[START]

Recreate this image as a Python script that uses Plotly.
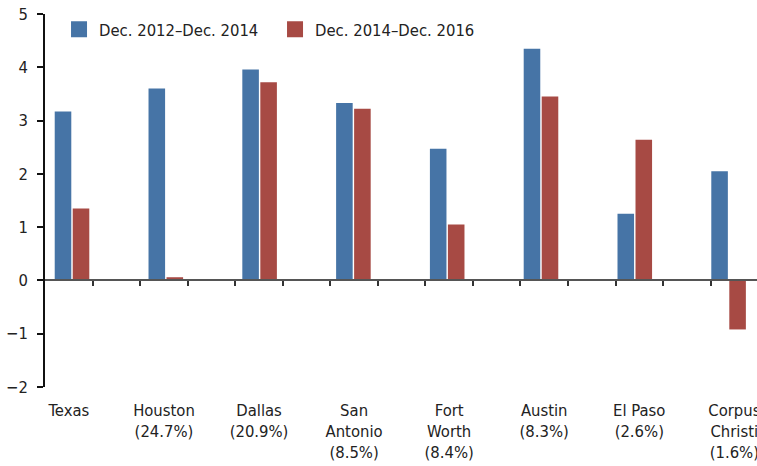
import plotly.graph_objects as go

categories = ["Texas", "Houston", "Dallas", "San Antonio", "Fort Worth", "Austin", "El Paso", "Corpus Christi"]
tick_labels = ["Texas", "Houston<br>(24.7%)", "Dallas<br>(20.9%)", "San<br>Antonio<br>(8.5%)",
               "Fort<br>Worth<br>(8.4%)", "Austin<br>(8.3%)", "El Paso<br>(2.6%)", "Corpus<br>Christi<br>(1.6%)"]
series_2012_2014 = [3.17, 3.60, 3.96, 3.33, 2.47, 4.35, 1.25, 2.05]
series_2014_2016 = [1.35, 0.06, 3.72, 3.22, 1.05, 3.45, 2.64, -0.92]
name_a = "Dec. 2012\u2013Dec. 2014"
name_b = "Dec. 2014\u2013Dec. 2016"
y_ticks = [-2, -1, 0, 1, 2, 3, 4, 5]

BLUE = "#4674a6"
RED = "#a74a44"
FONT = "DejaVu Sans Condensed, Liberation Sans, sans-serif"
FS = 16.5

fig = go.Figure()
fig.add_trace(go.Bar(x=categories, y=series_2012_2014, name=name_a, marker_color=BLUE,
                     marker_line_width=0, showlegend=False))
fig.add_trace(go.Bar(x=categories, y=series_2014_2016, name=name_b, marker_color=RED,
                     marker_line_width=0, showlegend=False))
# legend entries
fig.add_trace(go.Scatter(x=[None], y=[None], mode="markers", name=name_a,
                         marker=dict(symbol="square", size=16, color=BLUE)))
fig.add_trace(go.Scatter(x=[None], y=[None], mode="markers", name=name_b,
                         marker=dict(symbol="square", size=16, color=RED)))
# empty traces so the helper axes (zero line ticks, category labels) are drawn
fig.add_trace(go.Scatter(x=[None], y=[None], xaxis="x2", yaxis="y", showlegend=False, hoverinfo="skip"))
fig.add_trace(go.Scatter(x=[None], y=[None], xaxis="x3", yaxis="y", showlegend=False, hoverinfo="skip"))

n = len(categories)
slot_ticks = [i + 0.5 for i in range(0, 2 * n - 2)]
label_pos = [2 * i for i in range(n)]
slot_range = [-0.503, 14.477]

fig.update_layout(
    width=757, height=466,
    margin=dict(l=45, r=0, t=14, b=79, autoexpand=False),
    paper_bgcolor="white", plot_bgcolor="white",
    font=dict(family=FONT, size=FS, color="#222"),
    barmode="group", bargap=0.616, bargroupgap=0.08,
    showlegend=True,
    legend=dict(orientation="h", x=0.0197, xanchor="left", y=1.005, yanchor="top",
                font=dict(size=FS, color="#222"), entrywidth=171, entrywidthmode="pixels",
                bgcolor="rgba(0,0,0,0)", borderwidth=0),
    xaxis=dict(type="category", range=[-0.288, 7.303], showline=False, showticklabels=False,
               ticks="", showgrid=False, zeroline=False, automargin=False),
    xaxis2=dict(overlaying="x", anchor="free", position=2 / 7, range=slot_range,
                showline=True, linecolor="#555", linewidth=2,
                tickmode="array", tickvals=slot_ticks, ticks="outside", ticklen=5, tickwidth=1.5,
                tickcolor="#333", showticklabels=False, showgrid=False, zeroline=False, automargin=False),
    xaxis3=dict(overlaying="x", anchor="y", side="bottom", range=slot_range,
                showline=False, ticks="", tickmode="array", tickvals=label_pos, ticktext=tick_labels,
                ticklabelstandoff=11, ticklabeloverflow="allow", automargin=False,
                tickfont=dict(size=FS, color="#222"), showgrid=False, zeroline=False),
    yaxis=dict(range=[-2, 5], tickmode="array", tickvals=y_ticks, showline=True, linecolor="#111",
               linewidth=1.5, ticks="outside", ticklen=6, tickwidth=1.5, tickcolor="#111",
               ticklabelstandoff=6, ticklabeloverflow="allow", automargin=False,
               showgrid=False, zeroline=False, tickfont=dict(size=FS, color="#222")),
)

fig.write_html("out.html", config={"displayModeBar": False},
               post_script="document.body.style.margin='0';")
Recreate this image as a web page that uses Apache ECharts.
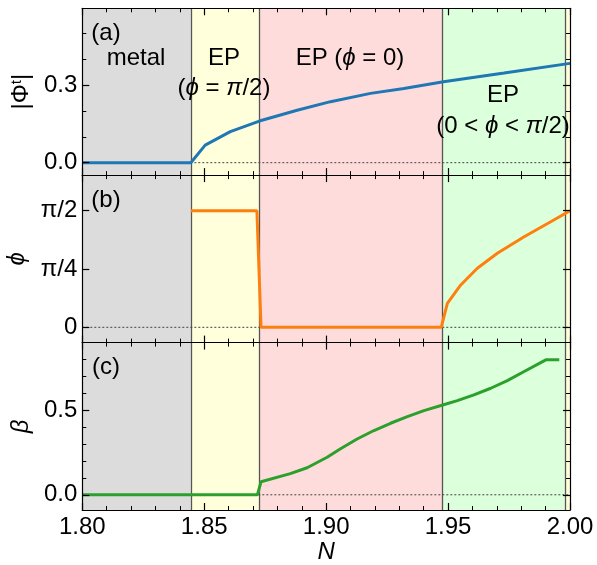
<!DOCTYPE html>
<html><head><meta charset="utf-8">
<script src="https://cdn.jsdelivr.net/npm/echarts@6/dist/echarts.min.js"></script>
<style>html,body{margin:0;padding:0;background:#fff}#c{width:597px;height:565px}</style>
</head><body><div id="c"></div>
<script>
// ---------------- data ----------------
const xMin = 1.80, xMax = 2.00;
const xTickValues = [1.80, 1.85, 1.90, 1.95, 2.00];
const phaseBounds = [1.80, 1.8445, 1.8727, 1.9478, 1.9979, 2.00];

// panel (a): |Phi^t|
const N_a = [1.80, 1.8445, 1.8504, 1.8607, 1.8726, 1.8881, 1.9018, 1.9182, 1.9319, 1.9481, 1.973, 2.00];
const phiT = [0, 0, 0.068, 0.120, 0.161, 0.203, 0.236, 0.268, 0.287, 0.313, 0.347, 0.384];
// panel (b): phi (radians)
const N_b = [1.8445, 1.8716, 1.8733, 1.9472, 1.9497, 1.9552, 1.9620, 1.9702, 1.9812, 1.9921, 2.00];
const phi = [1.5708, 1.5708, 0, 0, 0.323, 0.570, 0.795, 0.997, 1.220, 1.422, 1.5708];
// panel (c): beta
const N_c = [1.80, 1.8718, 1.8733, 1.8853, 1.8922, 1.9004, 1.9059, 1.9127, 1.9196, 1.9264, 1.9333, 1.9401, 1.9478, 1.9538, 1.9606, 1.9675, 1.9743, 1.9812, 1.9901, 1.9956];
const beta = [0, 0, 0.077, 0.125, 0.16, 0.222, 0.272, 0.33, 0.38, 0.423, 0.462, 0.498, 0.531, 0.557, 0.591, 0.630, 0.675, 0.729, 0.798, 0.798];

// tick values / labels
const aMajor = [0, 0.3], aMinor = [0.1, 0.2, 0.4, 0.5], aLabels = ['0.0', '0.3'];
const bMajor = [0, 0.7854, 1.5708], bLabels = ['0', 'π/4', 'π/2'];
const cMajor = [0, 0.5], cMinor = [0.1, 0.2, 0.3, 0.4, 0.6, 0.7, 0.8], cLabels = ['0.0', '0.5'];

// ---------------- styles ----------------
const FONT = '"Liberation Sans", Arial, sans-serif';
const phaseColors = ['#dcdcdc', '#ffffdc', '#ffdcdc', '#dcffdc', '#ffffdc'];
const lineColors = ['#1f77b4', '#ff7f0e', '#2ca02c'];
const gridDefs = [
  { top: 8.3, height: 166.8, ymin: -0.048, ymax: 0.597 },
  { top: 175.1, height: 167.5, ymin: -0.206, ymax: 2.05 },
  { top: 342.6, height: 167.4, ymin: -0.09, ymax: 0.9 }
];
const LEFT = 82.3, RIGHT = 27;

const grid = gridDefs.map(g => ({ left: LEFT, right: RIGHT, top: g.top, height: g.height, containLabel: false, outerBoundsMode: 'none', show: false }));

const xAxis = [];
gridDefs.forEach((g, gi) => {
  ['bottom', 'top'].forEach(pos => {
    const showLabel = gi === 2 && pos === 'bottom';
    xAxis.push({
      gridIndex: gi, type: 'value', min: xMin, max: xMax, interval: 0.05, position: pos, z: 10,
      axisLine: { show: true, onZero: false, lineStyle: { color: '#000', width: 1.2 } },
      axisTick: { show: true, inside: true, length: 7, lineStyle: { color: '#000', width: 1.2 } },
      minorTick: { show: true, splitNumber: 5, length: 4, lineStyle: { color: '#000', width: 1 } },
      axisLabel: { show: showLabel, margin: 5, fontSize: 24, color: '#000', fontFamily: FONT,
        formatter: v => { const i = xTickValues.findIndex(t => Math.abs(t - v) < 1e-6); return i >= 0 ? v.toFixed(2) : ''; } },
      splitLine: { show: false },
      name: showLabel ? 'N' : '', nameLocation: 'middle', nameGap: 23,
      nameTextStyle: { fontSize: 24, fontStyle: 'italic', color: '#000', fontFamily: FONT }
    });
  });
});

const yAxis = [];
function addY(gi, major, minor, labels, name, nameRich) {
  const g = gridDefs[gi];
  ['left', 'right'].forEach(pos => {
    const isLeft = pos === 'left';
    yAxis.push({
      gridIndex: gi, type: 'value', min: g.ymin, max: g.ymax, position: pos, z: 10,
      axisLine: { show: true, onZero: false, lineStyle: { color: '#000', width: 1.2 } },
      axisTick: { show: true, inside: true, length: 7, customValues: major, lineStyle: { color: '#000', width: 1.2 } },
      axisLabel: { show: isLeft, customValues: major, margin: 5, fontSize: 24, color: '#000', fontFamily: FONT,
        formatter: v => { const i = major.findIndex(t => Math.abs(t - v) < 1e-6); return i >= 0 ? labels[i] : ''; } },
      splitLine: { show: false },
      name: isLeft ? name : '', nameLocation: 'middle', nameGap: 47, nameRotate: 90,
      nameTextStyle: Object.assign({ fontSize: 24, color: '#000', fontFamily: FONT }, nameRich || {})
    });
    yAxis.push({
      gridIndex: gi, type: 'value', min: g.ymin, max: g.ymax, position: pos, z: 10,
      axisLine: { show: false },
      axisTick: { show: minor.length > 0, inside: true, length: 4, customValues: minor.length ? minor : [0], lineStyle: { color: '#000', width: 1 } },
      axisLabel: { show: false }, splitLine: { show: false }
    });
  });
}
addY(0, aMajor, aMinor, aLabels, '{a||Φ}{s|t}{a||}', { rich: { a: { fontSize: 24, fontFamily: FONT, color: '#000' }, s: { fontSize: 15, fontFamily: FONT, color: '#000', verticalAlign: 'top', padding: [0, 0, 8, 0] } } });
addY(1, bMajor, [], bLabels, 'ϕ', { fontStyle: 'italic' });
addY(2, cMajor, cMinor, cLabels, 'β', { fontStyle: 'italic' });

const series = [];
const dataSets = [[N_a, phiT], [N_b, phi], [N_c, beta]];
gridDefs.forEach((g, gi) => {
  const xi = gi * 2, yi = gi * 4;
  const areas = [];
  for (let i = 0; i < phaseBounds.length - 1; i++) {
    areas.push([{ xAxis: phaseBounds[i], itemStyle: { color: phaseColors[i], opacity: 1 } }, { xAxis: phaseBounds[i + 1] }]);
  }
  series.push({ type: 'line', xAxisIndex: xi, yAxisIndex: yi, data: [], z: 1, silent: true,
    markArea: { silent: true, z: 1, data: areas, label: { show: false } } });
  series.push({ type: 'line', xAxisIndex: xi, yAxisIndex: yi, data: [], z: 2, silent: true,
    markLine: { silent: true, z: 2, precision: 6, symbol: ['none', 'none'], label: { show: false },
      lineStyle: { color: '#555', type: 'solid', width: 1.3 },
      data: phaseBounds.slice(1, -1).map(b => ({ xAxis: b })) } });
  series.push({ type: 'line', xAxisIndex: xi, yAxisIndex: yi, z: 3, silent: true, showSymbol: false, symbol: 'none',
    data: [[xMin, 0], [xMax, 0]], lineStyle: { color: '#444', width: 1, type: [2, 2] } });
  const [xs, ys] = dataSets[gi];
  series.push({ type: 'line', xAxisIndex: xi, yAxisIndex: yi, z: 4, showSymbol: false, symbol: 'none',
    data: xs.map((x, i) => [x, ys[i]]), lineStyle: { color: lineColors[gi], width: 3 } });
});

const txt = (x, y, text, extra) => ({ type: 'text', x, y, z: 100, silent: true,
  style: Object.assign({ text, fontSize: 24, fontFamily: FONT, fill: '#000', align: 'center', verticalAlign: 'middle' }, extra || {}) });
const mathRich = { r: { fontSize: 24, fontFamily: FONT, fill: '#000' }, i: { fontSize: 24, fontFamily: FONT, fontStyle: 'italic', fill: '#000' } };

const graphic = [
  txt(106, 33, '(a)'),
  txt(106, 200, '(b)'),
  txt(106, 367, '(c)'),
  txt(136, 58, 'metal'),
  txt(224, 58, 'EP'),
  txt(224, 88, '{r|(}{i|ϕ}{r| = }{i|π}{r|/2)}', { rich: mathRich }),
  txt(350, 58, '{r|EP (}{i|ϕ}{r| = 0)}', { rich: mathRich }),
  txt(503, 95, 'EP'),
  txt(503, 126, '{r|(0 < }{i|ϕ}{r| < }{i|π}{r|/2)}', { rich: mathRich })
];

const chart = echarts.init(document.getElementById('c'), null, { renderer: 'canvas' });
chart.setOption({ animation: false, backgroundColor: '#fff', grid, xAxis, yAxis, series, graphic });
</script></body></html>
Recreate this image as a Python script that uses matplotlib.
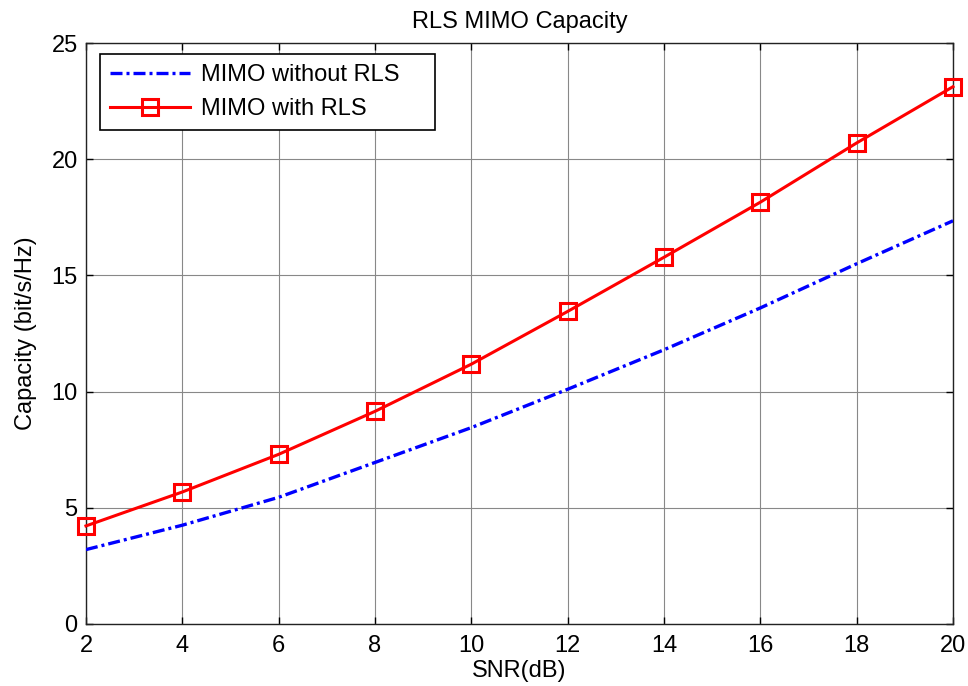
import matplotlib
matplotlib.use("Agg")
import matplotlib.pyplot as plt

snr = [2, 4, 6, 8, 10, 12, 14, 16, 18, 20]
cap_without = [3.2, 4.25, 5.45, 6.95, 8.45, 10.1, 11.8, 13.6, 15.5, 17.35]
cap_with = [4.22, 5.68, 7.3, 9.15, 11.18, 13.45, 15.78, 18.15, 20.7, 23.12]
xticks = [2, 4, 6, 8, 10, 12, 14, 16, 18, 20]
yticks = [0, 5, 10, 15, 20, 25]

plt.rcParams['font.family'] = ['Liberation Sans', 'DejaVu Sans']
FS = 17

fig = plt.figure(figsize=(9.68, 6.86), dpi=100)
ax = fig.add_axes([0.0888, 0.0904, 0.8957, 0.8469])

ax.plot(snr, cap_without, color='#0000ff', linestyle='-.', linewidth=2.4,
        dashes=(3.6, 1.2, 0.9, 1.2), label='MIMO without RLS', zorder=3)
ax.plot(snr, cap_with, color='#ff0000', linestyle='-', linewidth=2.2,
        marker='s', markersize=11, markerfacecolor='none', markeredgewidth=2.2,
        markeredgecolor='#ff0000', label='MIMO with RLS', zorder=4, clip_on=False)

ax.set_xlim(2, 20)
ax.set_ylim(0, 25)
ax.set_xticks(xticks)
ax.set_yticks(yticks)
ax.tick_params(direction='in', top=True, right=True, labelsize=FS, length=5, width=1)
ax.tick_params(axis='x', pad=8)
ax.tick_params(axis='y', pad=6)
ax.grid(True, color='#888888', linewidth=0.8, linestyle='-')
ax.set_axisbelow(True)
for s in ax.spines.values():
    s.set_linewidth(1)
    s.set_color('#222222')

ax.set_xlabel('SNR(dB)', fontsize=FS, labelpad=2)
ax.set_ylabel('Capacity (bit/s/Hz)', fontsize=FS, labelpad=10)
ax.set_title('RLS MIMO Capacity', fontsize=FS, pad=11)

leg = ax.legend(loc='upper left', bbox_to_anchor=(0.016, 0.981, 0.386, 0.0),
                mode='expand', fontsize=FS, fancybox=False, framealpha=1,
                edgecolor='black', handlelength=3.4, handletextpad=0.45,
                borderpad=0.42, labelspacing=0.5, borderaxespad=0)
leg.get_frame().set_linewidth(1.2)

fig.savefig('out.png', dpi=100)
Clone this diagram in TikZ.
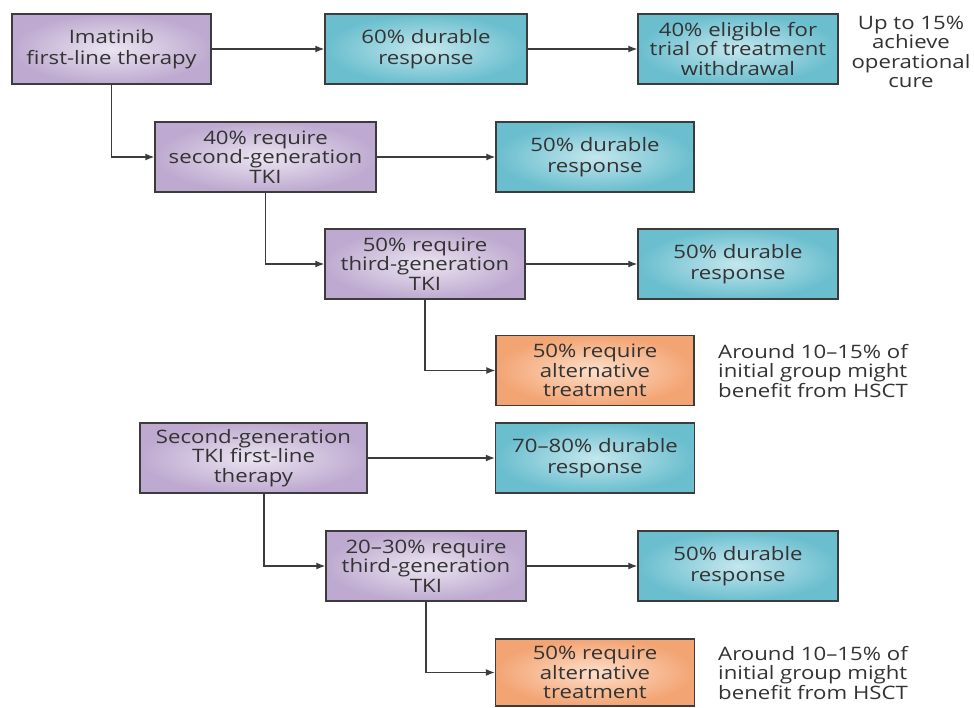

[END]

TASK STATEMENT
Return the lines exactly as they stand, from the start of the entries through the line holding "import plotly.graph_objects as go"; omit the pictures.

REPLY
Recreate this image as a Python script that uses Plotly.
import plotly.graph_objects as go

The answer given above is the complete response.